[Begin DATASET SECTION]

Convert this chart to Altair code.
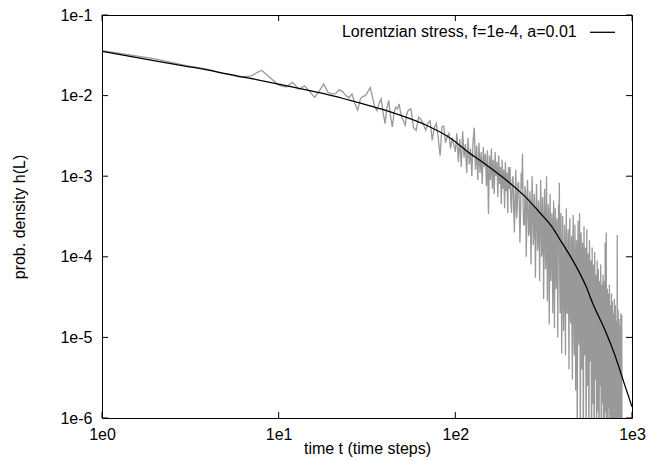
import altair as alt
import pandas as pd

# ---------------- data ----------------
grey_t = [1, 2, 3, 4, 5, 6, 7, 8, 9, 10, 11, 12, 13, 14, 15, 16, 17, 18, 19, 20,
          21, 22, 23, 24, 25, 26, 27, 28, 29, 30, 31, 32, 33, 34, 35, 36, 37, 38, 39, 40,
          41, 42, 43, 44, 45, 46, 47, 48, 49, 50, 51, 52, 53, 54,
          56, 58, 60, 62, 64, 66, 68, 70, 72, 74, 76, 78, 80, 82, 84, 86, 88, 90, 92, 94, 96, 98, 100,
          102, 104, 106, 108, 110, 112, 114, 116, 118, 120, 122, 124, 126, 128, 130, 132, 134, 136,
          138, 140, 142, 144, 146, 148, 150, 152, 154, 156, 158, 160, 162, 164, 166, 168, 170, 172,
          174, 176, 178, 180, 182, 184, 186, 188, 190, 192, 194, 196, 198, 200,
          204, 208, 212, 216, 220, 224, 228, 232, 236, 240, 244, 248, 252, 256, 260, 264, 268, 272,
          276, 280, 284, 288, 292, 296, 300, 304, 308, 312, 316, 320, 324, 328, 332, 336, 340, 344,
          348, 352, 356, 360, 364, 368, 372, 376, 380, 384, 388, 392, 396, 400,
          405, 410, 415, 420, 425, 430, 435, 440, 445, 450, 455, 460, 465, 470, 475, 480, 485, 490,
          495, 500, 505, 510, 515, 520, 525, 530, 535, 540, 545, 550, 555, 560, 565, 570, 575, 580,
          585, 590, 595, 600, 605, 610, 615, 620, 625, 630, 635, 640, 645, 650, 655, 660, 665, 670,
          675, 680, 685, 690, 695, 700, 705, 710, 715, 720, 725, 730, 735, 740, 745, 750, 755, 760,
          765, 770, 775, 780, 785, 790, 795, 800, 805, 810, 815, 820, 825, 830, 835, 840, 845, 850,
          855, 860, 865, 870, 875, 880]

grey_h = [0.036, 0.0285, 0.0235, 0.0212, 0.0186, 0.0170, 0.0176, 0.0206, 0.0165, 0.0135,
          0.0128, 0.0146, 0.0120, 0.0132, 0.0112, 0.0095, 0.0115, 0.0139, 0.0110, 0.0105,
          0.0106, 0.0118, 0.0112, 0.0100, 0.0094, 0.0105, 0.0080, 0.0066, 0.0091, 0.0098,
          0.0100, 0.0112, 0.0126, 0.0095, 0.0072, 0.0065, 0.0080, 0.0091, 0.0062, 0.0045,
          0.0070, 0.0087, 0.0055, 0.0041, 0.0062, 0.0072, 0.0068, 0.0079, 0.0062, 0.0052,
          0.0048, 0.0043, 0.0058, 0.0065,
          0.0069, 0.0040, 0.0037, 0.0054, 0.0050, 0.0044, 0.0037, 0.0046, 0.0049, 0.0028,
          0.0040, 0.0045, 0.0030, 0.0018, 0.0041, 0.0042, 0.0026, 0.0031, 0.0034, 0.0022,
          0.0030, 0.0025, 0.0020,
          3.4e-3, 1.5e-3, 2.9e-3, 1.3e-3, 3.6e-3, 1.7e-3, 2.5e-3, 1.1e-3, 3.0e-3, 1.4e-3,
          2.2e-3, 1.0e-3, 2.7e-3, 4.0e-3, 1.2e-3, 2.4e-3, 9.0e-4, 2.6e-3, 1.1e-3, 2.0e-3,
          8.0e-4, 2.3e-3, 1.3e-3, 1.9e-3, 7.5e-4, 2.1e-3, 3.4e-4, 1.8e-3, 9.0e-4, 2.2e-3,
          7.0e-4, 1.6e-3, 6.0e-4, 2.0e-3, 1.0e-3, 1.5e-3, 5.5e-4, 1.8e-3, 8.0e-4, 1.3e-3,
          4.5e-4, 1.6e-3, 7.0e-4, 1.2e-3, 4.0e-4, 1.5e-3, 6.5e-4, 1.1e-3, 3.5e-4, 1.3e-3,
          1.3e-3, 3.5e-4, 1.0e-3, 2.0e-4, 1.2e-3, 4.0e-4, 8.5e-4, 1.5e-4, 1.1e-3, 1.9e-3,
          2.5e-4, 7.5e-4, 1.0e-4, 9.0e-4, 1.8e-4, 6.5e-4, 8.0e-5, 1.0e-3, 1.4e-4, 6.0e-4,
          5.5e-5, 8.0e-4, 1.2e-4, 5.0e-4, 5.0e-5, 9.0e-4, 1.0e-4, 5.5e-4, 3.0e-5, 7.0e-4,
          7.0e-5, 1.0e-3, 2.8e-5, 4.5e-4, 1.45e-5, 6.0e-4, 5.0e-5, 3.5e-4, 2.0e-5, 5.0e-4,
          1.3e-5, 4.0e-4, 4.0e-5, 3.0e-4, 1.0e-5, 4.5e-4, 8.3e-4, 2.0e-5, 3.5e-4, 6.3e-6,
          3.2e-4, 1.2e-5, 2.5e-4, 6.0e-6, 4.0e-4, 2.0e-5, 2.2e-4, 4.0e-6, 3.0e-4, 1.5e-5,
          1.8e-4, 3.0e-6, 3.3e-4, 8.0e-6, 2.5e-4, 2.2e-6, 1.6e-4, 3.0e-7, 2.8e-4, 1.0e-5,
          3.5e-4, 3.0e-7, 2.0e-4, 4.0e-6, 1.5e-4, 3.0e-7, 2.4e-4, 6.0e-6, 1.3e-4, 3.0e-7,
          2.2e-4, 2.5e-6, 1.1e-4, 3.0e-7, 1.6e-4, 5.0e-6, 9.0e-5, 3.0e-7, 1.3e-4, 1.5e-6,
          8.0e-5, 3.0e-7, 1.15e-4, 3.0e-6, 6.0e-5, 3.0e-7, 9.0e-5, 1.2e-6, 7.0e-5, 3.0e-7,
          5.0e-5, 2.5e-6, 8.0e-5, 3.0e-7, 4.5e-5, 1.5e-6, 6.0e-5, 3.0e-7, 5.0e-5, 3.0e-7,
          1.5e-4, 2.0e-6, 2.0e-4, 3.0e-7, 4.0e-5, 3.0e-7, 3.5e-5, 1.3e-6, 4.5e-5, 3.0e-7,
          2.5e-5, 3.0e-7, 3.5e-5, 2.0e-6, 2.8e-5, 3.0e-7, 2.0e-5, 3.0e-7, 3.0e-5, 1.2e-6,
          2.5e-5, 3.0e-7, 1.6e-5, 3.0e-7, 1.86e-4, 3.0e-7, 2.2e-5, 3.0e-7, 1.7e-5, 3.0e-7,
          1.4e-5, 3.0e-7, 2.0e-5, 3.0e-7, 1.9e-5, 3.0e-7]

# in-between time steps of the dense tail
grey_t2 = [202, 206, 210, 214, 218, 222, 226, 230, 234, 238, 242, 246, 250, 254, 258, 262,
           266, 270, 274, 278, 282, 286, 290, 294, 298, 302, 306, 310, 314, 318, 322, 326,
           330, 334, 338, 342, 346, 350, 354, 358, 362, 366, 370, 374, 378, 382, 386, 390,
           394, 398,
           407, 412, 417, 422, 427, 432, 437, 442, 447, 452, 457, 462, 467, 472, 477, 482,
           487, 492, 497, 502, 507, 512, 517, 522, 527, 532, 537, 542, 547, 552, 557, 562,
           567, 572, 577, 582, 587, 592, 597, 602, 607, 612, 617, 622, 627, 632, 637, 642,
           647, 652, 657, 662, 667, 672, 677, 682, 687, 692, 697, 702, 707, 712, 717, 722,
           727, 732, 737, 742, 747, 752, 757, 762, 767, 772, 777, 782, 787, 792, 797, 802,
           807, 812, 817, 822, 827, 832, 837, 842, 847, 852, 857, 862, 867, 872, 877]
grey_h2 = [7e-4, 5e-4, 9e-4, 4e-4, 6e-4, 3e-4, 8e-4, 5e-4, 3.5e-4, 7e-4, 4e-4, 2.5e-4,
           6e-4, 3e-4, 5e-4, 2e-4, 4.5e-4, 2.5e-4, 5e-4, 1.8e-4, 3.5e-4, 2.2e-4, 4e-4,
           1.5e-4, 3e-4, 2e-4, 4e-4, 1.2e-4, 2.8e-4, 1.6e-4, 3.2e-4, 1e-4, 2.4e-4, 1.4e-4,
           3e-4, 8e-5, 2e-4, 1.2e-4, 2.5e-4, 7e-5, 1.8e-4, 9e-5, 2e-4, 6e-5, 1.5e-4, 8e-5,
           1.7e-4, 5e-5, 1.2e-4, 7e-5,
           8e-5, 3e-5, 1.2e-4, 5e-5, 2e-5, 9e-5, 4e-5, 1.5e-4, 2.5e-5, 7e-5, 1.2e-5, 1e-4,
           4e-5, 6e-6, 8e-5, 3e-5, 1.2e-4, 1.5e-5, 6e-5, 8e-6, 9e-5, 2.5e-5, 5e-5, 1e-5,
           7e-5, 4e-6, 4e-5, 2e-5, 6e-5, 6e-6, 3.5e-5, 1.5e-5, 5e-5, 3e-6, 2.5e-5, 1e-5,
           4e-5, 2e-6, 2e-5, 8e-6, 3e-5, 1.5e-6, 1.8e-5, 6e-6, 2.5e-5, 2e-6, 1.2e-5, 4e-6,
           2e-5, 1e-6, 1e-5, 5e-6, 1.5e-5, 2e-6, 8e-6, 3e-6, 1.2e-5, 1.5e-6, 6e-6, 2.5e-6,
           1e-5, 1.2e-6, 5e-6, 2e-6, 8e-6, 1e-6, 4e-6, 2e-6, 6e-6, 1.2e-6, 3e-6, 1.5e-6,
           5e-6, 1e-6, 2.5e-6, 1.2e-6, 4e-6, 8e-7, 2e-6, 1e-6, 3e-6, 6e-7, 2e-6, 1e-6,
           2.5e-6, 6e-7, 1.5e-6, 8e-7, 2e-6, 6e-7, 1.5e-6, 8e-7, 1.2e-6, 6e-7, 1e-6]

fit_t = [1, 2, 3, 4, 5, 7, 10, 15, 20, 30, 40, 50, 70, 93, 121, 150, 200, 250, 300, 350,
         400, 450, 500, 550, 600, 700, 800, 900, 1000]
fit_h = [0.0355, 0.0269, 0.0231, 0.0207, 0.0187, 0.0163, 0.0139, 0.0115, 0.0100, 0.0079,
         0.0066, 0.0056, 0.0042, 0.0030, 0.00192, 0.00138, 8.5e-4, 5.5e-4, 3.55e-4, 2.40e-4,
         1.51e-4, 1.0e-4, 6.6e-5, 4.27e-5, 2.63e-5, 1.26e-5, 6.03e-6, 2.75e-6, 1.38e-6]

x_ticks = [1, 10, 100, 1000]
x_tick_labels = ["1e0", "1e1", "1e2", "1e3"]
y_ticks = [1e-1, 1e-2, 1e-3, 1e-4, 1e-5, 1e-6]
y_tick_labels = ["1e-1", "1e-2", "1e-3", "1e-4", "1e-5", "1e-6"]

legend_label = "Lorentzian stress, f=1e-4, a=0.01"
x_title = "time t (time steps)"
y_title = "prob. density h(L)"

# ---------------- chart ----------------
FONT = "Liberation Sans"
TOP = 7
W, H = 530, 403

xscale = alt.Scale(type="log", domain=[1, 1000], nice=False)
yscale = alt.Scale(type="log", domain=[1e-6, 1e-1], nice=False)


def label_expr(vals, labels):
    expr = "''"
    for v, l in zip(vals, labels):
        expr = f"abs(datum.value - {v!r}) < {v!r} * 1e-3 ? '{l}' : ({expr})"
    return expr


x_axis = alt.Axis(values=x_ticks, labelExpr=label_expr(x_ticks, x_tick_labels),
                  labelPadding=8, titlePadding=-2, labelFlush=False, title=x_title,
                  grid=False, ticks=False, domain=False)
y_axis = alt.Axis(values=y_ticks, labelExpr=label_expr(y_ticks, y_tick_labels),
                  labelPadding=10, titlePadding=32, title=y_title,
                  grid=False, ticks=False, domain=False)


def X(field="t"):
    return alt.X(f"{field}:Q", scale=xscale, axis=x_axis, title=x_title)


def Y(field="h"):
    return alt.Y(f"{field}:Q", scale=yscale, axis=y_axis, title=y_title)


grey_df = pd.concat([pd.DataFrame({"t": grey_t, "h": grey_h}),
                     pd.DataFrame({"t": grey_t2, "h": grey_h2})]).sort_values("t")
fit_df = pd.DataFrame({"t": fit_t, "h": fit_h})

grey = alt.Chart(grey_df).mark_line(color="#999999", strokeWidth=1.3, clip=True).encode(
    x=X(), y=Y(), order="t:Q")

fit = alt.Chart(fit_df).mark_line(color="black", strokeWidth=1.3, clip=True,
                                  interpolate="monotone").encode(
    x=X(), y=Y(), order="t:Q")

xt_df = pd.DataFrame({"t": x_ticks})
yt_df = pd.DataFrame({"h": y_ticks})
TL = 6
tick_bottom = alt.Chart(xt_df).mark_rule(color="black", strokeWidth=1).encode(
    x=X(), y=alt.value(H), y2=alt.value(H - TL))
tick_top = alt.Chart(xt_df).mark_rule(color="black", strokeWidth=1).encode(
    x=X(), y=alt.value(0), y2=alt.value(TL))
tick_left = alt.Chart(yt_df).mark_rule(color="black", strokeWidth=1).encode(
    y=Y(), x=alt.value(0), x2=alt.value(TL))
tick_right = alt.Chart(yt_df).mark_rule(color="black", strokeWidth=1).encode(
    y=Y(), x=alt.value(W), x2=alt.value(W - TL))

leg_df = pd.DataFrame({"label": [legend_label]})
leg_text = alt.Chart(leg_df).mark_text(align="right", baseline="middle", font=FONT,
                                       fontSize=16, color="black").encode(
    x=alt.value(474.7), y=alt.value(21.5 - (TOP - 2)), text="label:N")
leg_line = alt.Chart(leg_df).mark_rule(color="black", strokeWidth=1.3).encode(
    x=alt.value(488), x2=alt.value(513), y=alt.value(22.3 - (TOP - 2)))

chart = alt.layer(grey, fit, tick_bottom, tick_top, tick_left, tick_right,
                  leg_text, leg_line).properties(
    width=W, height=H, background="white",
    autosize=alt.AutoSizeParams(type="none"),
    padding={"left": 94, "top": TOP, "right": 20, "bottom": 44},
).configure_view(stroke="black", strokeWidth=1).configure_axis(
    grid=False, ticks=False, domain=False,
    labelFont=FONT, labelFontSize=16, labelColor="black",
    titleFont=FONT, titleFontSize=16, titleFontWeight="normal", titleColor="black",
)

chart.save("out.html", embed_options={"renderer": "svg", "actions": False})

[End DATASET SECTION]

§ THE EXERCISE:
Pictures stay out. Print the data exactly, from its first line through the line containing "import pandas as pd".

§ SOLUTION:
Convert this chart to Altair code.
import altair as alt
import pandas as pd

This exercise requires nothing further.